There were originally 40 tips, but I have added one more , and will add more as ideas occur to me, and people make suggestions.

  1. High returns usually mean high risk. It is useful to think in terms of the risk premium.
  2. If you do not understand why its cheap, it probably is not cheap. Assume the market has priced everything fairly unless you are sure it has not.
  3. If you do not understand it, do not buy it.
  4. Keep valuation simple: complex models are unreliable. (Thanks to Richard Beddard for noticing the omission)
  5. Day trading is zero sum game, investing for the long term is not.
  6. Private investors trading short term are at a huge disadvantage compared to hedge funds, banks' proprietary trading, and , in particular, high frequency traders.
  7. Out-performing the market is also a zero-sum game.
  8. If you get more than half your picks right, you will beat the market.
  9. It is very easy for stock pickers to cherry pick numbers that make them look good. Be wary of fund manager's performance claims (some funds will do well by chance — consistency across time and funds is harder). Be even more wary of tip sheets.
  10. There are very few people who can pick investments well enough to be worth what they will charge you.
  11. Most active fund managers are closet tracking with most of your money. That makes them even more expensive.
  12. The value effect is reasonably well proven over the long term. Consider using ratios such as naked PE and CAPE.
  13. Value investing is not always best: there are periods when growth stocks will out-perform.
  14. If everyone is talking about how good a particular investment, or asset class (shares, tech stocks, property, whatever), is, then it is probably over-valued.
  15. There is usually a greater fool. Get your timing slightly wrong and it will be you.
  16. Fund managers are penalised if they avoid a bubble too early, because they under-perform until it bursts. People were sacked for avoiding tech stocks in the early years of the dot com bubble.
  17. Dividend yield not only tells you how much income you can expect from a share, but, if you exclude special dividends, it tells you how confident the mangement are about earnings.
  18. If profits have fallen, or might fall, sharply, there might be a risk of dividend cuts.
  19. A high level of regular share buy backs means that dividend yield is not an adequate measure. Adding the buy-backs to the yield helps, but it still dilutes the signal of confidence. The supposedly clever idea of tying directors remuneration to share prices (e.g. by giving them options) gives them an incentive to use buy-backs (which increase the share price) rather than increase dividends.
  20. Even if you are not investing for income, you still need to adjust analysis of cash flows for buy-backs.
  21. Know whether you are using derivatives to hedge or speculate.
  22. Forecasts of the economy, markets and earnings are biased towards optimism. They are even more strongly biased towards expecting whatever happened previously to happen again. They are yet more strongly biased towards not disagreeing too much with the consensus.
  23. Forecasters who always disagree with the consensus are usually wrong.

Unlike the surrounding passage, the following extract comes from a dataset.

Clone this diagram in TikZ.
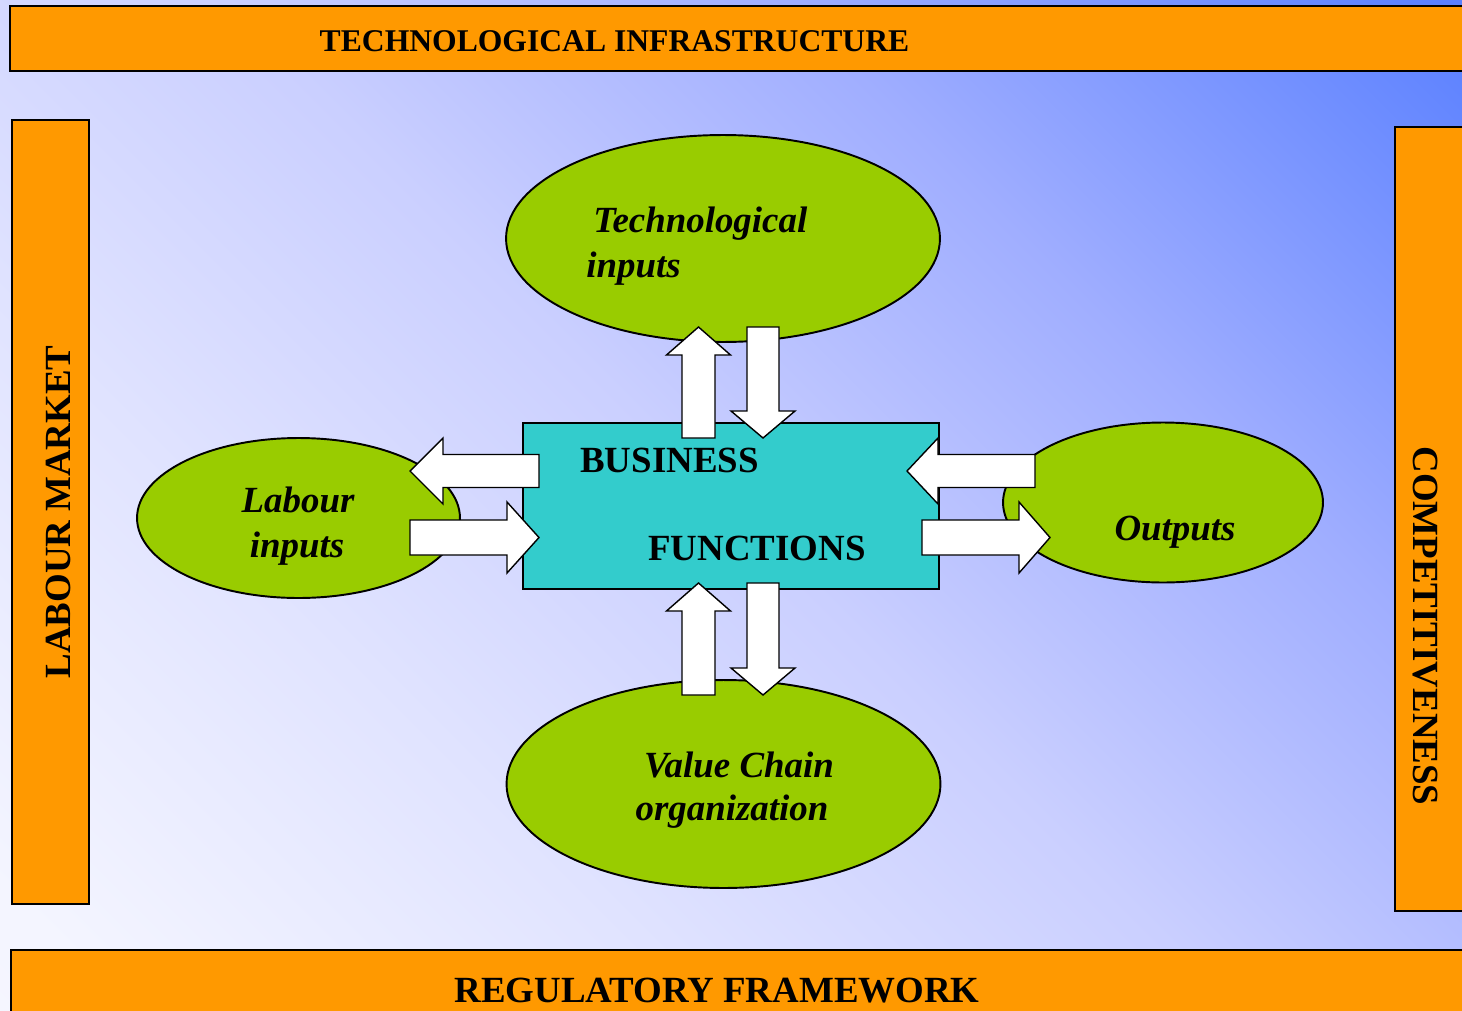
\documentclass[tikz,border=0pt]{standalone}
\usepackage{fontspec}
\setmainfont{Liberation Serif}
\usetikzlibrary{shapes.geometric}
\definecolor{barorange}{HTML}{FF9900}
\definecolor{ellgreen}{HTML}{99CC00}
\definecolor{boxteal}{HTML}{33CCCC}
\definecolor{bgA}{HTML}{F8F8FF}
\definecolor{bgB}{HTML}{F4F5FF}
\definecolor{bgC}{HTML}{E0E3FF}
\definecolor{bgD}{HTML}{CACFFF}
\definecolor{bgE}{HTML}{A0AEFF}
\definecolor{bgF}{HTML}{5A80FF}
\pgfdeclarehorizontalshading{bgshade}{100bp}{color(0bp)=(bgA); color(18bp)=(bgB); color(35bp)=(bgC); color(50bp)=(bgD); color(66bp)=(bgE); color(85bp)=(bgF); color(100bp)=(bgF)}
\newcommand\blockarrow[7]{%
  \draw[arrowbox, shift={(#1,#2)}, rotate=#3] (0,-#6) -- (#4-#5,-#6) -- (#4-#5,-#7) -- (#4,0) -- (#4-#5,#7) -- (#4-#5,#6) -- (0,#6) -- cycle;}
\begin{document}
\begin{tikzpicture}[x=0.02cm, y=-0.02cm,
  barbox/.style={draw=black, line width=1.2pt, fill=barorange},
  ellbox/.style={ellipse, draw=black, line width=1.1pt, fill=ellgreen, inner sep=0pt},
  funcbox/.style={rectangle, draw=black, line width=1.1pt, fill=boxteal, inner sep=0pt},
  arrowbox/.style={draw=black, line width=0.8pt, fill=white, line join=miter},
  captxt/.style={font=\fontsize{21}{25}\selectfont\bfseries, inner sep=0pt},
  toptxt/.style={font=\fontsize{18}{22}\selectfont\bfseries, inner sep=0pt},
  ittxt/.style={font=\fontsize{21}{25}\selectfont\bfseries\itshape, inner sep=0pt}]
\useasboundingbox (0,0) rectangle (1462,1010);
\clip (0,0) rectangle (1462,1010);
\shade[shading=bgshade, shading angle=45] (0,0) rectangle (1462,1010);
% frame bars
\draw[barbox] (10,6) rectangle (1480,71);
\draw[barbox] (12,120) rectangle (89,904);
\draw[barbox] (1395,127) rectangle (1480,911);
\draw[barbox] (11,950) rectangle (1480,1030);
\node[toptxt, anchor=base] (tinfra) at (614.5,52) {TECHNOLOGICAL INFRASTRUCTURE};
\node[captxt, anchor=base] (regfw) at (717,1002) {REGULATORY FRAMEWORK};
\node[captxt, anchor=base, rotate=90] (labmkt) at (70,512) {LABOUR MARKET};
\node[captxt, anchor=base, rotate=-90] (compet) at (1413,626) {COMPETITIVENESS};
% ellipses
\node[ellbox, minimum width=8.68cm, minimum height=4.14cm] (tech) at (723,238.5) {};
\node[ellbox, minimum width=8.68cm, minimum height=4.16cm] (value) at (723.5,784) {};
\node[ellbox, minimum width=6.46cm, minimum height=3.2cm] (labour) at (298.5,518) {};
\node[ellbox, minimum width=6.4cm, minimum height=3.2cm] (outputs) at (1163,502.5) {};
\node[ittxt, anchor=base west] (techA) at (593,232) {Technological};
\node[ittxt, anchor=base west] (techB) at (586,277) {inputs};
\node[ittxt, anchor=base] (labA) at (298,512) {Labour};
\node[ittxt, anchor=base] (labB) at (297,557) {inputs};
\node[ittxt, anchor=base] (valA) at (739,777) {Value Chain};
\node[ittxt, anchor=base] (valB) at (732,820) {organization};
\node[ittxt, anchor=base] (outA) at (1175,540) {Outputs};
% central box
\node[funcbox, minimum width=8.32cm, minimum height=3.32cm] (bf) at (731,506) {};
\node[captxt, anchor=base west] (bfA) at (580,472) {BUSINESS};
\node[captxt, anchor=base west] (bfB) at (648,560) {FUNCTIONS};
% block arrows
\blockarrow{698.5}{438}{90}{111}{28}{16.5}{32}
\blockarrow{763}{327}{-90}{111}{27}{16}{32}
\blockarrow{698.5}{695}{90}{112}{28}{16.5}{32}
\blockarrow{763}{583}{-90}{112}{27}{16}{32}
\blockarrow{539}{471}{180}{129}{33}{16.5}{33}
\blockarrow{410}{537.5}{0}{129}{32}{17.5}{35.5}
\blockarrow{1035}{471}{180}{128}{31}{16.5}{33}
\blockarrow{922}{537.5}{0}{128}{31}{17.5}{35.5}
\end{tikzpicture}
\end{document}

  24. You may be right about a bubble, or a serious under-valuation, but it might take a lot of patience before you can profit from it.
  25. Look for what might make the market re-rate a share. You might think that its cheap, but what is going to happen that will convince everyone else?

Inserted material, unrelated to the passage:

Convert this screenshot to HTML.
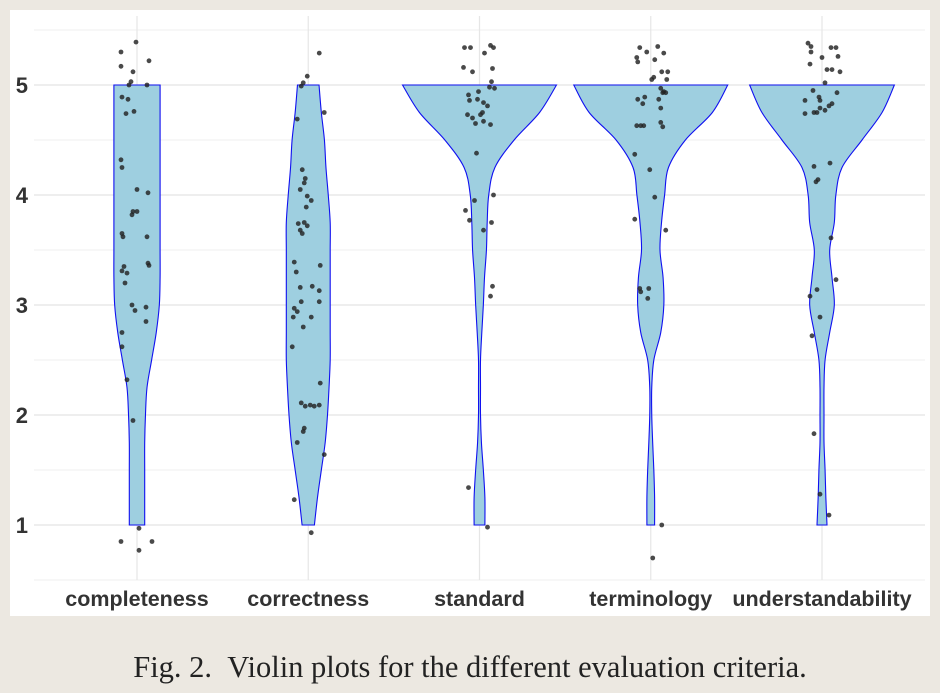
<!DOCTYPE html>
<html><head><meta charset="utf-8">
<style>
html,body{margin:0;padding:0;background:#ece8e1;}
body{width:940px;height:693px;position:relative;overflow:hidden;}
#panel{position:absolute;left:10px;top:10px;width:920px;height:606px;background:#fff;}
#cap{position:absolute;left:0;width:940px;top:650px;text-align:center;font-family:"Liberation Serif",serif;font-size:30.5px;color:#222;}
</style></head>
<body>
<div id="panel"></div>
<svg id="chart" width="940" height="693" style="position:absolute;left:0;top:0"></svg>
<div id="cap">Fig. 2.&nbsp;&nbsp;Violin plots for the different evaluation criteria.</div>
<script>
const categories=["completeness","correctness","standard","terminology","understandability"];
const densityLevels=[1,1.25,1.5,1.75,2,2.25,2.5,2.75,3,3.25,3.5,3.75,4,4.25,4.5,4.75,5];
// relative half-widths (1 = widest violin)
const densCompleteness=[0.10,0.10,0.10,0.10,0.11,0.13,0.19,0.25,0.29,0.30,0.30,0.30,0.30,0.30,0.30,0.30,0.30];
const densCorrectness=[0.08,0.12,0.17,0.22,0.25,0.27,0.285,0.285,0.285,0.285,0.285,0.285,0.26,0.23,0.21,0.17,0.14];
const densStandard=[0.07,0.07,0.05,0.025,0.013,0.013,0.013,0.03,0.05,0.065,0.09,0.10,0.12,0.2,0.45,0.78,1.0];
const densTerminology=[0.05,0.05,0.04,0.025,0.013,0.013,0.04,0.13,0.17,0.16,0.12,0.14,0.18,0.23,0.45,0.8,1.0];
const densUnderstand=[0.065,0.05,0.04,0.026,0.026,0.026,0.04,0.10,0.16,0.13,0.10,0.16,0.18,0.26,0.52,0.78,0.94];
const densities=[densCompleteness,densCorrectness,densStandard,densTerminology,densUnderstand];
// points: jitter (in 1/171 category units) and score
const jitCompleteness=[-1,-16,12,-16,-4,-6,-8,10,-15,-9,-11,-3,-16,-15,0,11,-4,0,-5,-15,-14,10,11,12,-13,-15,-10,-12,-5,9,-2,9,-15,-15,-10,-4,2,-16,15,2];
const valCompleteness=[5.39,5.3,5.22,5.17,5.12,5.03,5.0,5.0,4.89,4.87,4.74,4.76,4.32,4.25,4.05,4.02,3.85,3.85,3.82,3.65,3.62,3.62,3.38,3.36,3.35,3.31,3.29,3.2,3.0,2.98,2.95,2.85,2.75,2.62,2.32,1.95,0.97,0.85,0.85,0.77];
const jitCorrectness=[11,-1,-5,-7,16,-11,-6,-3,-4,-8,-1,3,-2,-10,-4,-1,-8,-6,-14,12,-12,4,11,-8,-7,11,-14,-11,-15,3,-5,-16,12,-7,-3,2,6,11,-5,-4,-11,16,-14,3];
const valCorrectness=[5.29,5.08,5.02,4.99,4.75,4.69,4.23,4.15,4.11,4.05,3.99,3.95,3.89,3.74,3.75,3.72,3.68,3.65,3.39,3.36,3.3,3.17,3.13,3.16,3.03,3.03,2.97,2.94,2.89,2.89,2.8,2.62,2.29,2.11,2.08,2.09,2.08,2.09,1.85,1.88,1.75,1.64,1.23,0.93];
const jitStandard=[-15,-9,11,14,5,-16,-7,13,12,10,15,-11,-1,-10,-2,4,8,-12,-7,3,1,-4,11,4,-3,-5,14,-14,-10,12,4,13,11,-11,8];
const valStandard=[5.34,5.34,5.36,5.34,5.29,5.16,5.12,5.15,5.03,4.98,4.97,4.91,4.94,4.86,4.87,4.84,4.81,4.73,4.7,4.75,4.73,4.65,4.64,4.67,4.38,3.95,4.0,3.86,3.77,3.75,3.68,3.17,3.08,1.34,0.98];
const jitTerminology=[-11,7,-4,13,-14,4,-13,17,11,3,1,16,10,-6,-13,12,15,13,8,-8,10,-14,-10,-7,10,12,-16,-1,4,-16,15,-11,-10,-3,-2,11,2];
const valTerminology=[5.34,5.35,5.3,5.29,5.25,5.23,5.21,5.12,5.12,5.07,5.05,5.05,4.97,4.89,4.87,4.93,4.93,4.94,4.87,4.83,4.79,4.63,4.63,4.63,4.66,4.62,4.37,4.23,3.98,3.78,3.68,3.15,3.12,3.06,3.15,1.0,0.7];
const jitUnderstand=[-14,-11,-11,9,14,0,16,-12,5,10,18,3,-9,15,-3,-2,-17,10,-5,-17,-8,7,3,-2,-8,8,-4,-6,9,14,-12,-5,-2,-10,-8,-2,7];
const valUnderstand=[5.38,5.35,5.3,5.34,5.34,5.25,5.26,5.19,5.14,5.14,5.12,5.02,4.95,4.93,4.89,4.86,4.86,4.83,4.75,4.74,4.75,4.81,4.77,4.79,4.26,4.29,4.14,4.12,3.61,3.23,3.08,3.14,2.89,2.72,1.83,1.28,1.09];
const jitters=[jitCompleteness,jitCorrectness,jitStandard,jitTerminology,jitUnderstand];
const values=[valCompleteness,valCorrectness,valStandard,valTerminology,valUnderstand];
const yTicks=[1,2,3,4,5];

const NS="http://www.w3.org/2000/svg";
const svg=document.getElementById('chart');
const X0=137, BAND=171.25, MAXW=77;
const xs=i=>X0+i*BAND;
const ys=v=>85+(5-v)*110;
function mk(tag,attrs){const e=document.createElementNS(NS,tag);for(const k in attrs)e.setAttribute(k,attrs[k]);svg.appendChild(e);return e;}
for(let v=0.5;v<=5.5;v+=0.5){
  const g=mk('line',{x1:34,x2:925,y1:ys(v),y2:ys(v),stroke:Number.isInteger(v)?'#e4e4e4':'#efefef','stroke-width':Number.isInteger(v)?1.2:1});
  
  
}
categories.forEach((c,i)=>{
  const g=mk('line',{x1:xs(i),x2:xs(i),y1:16,y2:580,stroke:'#e6e6e6','stroke-width':1.2});
  
  
});
yTicks.forEach(t=>{
  const tx=mk('text',{x:28,y:ys(t)+8,'text-anchor':'end','font-family':'Liberation Sans, sans-serif','font-weight':'bold','font-size':22,fill:'#333'});
  tx.textContent=t;
  
  
});
function smooth(pts){
  let d='';
  for(let i=0;i<pts.length-1;i++){
    const p0=pts[Math.max(i-1,0)],p1=pts[i],p2=pts[i+1],p3=pts[Math.min(i+2,pts.length-1)];
    const c1=[p1[0]+(p2[0]-p0[0])/6,p1[1]+(p2[1]-p0[1])/6];
    const c2=[p2[0]-(p3[0]-p1[0])/6,p2[1]-(p3[1]-p1[1])/6];
    d+=` C${c1[0]},${c1[1]} ${c2[0]},${c2[1]} ${p2[0]},${p2[1]}`;
  }
  return d;
}
categories.forEach((c,i)=>{
  const cx=xs(i),dens=densities[i];
  const right=densityLevels.map((v,k)=>[cx+dens[k]*MAXW,ys(v)]);
  const left=densityLevels.map((v,k)=>[cx-dens[k]*MAXW,ys(v)]).reverse();
  let d=`M${right[0][0]},${right[0][1]}`+smooth(right)+` L${left[0][0]},${left[0][1]}`+smooth(left)+'Z';
  const p=mk('path',{d:d,fill:'#9ecfe0',stroke:'#1010f0','stroke-width':1.1});
  
  
});
categories.forEach((c,i)=>{
  values[i].forEach((v,k)=>{
    const pt=mk('circle',{cx:xs(i)+jitters[i][k],cy:ys(v),r:2.4,fill:'#222','fill-opacity':0.82});
    
    
  });
  const t=mk('text',{x:xs(i),y:606,'text-anchor':'middle','font-family':'Liberation Sans, sans-serif','font-weight':'bold','font-size':21.5,fill:'#333'});
  t.textContent=c;
  
  
});
</script>
</body></html>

  26. If you are knowledgeable about a particular industry it might give you an edge in picking stocks within it. Are a company's new products good or bad? If their reputation good or bad, improving or deteriorating? Is demand likely to grow or fall?
  27. Investing too heavily in the industry you work in is bad diversification — if the industry has a bad time then, for example, your portfolio might be wiped out just as you get made redundant. Lots of people made this mistake during the dot com bubble.
  28. A good business is not necessarily a good investment. A bad business is not necessarily a bad investment. Everything (well, very nearly) is worth buying if its cheap enough, and nothing is worth buying if it is too expensive.
  29. Good products or technology do not necessarily make a good business, let alone a good investment: but they can!
  30. Diversify. Spread your money across companies, sectors, countries and asset classes.
  31. “If you feel like investing in commodities, lie down till the feeling goes away”. Diversification is a good reason to invest in commodities, but even that can be achieved by investing in shares linked to those commodities (such as miners).
  32. For gold to make a profit it does not merely have to go up in price: it has to go up enough to cover the interest lost compared to safe alternatives, and to cover the risk of theft or loss (or insurance to cover it). The same applies to other commodities
  33. The best time to profit from currency trading, is when a government is trying to buck the market.
  34. Almost every way of investing indirectly, even apparently innocuous collective investment vehicles, can be abused to create high risk investments through gearing or complex division of profits and risks. Look for transparency and simplicity.
  35. The risk of disaster is almost always underestimated (except just after a crash actually happens). Technically this is described as a fat tail. The practical implication is that you should always regard a market crash as a real risk.
  36. If a share price falls you have made a loss, whether or not you realise the loss by selling. Never be afraid to sell and cut a loss.
  37. Read the notes to the accounts. Hardly anyone else, even analysts, seems to bother, so it might well give you an edge.
  38. Emerging markets offer the best growth opportunities, but they are badly regulated to the best opportunities usually go to local big operators, whether through insider trading, or by defrauding minority shareholders, or simply buying the best deals long before they are listed.
  39. Never forget tax, especially for low risk income investments — but its always more important to make a profit in the first place than to avoid paying tax on it if you do.
  40. If you are not sure, play it safe. There are times when the best thing to do is to stick the lot in index linked gilts.
  41. You need a good source of knowledge to look up stuff you you are unsure about (ahem!).